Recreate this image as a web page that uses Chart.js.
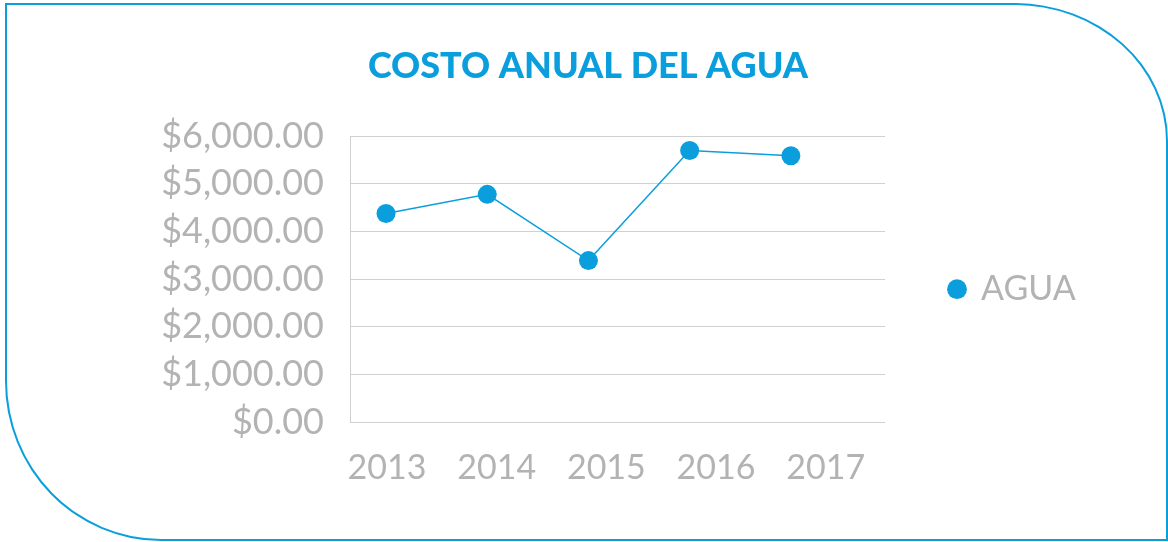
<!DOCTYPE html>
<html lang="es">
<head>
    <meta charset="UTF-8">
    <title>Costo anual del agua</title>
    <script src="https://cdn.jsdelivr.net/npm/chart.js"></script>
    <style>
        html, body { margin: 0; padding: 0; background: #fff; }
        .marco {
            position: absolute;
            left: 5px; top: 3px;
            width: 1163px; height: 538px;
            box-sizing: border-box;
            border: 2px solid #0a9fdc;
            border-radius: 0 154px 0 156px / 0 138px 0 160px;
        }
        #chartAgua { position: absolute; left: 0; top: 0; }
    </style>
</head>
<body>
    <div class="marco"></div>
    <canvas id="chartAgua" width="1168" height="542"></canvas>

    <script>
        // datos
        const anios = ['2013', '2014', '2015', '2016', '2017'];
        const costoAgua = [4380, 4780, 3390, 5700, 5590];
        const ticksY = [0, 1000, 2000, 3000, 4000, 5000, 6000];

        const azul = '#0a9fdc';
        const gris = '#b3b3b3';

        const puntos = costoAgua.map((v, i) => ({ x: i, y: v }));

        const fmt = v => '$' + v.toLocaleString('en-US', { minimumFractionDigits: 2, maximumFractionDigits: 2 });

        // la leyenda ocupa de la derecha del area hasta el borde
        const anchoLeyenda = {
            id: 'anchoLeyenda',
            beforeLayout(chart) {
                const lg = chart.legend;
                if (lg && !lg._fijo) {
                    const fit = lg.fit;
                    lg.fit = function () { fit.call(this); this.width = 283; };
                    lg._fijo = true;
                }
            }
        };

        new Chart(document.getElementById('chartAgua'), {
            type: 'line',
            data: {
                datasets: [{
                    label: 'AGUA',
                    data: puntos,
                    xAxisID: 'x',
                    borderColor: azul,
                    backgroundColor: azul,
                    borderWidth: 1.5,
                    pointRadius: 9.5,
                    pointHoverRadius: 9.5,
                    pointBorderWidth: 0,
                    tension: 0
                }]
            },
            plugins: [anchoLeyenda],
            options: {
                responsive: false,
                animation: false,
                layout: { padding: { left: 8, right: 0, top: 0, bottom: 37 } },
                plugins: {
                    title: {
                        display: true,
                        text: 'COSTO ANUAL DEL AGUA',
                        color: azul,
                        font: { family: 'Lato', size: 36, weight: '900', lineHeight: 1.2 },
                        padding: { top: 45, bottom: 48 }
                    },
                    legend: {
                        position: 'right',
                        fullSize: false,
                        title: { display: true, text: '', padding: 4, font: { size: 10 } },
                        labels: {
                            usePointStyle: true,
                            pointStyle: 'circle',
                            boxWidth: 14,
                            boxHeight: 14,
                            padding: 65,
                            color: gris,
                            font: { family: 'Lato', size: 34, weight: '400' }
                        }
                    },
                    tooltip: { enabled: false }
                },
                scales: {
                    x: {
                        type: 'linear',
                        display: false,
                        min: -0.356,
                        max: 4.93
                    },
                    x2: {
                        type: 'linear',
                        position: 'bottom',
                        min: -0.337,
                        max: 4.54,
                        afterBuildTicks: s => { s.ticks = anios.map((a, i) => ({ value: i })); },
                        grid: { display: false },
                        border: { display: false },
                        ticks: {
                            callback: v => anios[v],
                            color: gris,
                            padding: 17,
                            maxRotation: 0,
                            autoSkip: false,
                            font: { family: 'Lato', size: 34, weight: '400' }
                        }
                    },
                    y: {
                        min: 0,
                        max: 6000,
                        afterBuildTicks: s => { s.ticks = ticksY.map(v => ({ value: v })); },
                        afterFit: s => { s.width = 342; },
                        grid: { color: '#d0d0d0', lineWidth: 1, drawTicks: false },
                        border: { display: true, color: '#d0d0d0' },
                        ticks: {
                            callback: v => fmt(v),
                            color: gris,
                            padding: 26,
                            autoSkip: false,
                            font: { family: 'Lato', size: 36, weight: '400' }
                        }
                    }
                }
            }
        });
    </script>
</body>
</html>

────

Go through the material above and copy each line that has the word "this".

Output of the exercise:
Recreate this image as a web page that uses Chart.js.
                    lg.fit = function () { fit.call(this); this.width = 283; };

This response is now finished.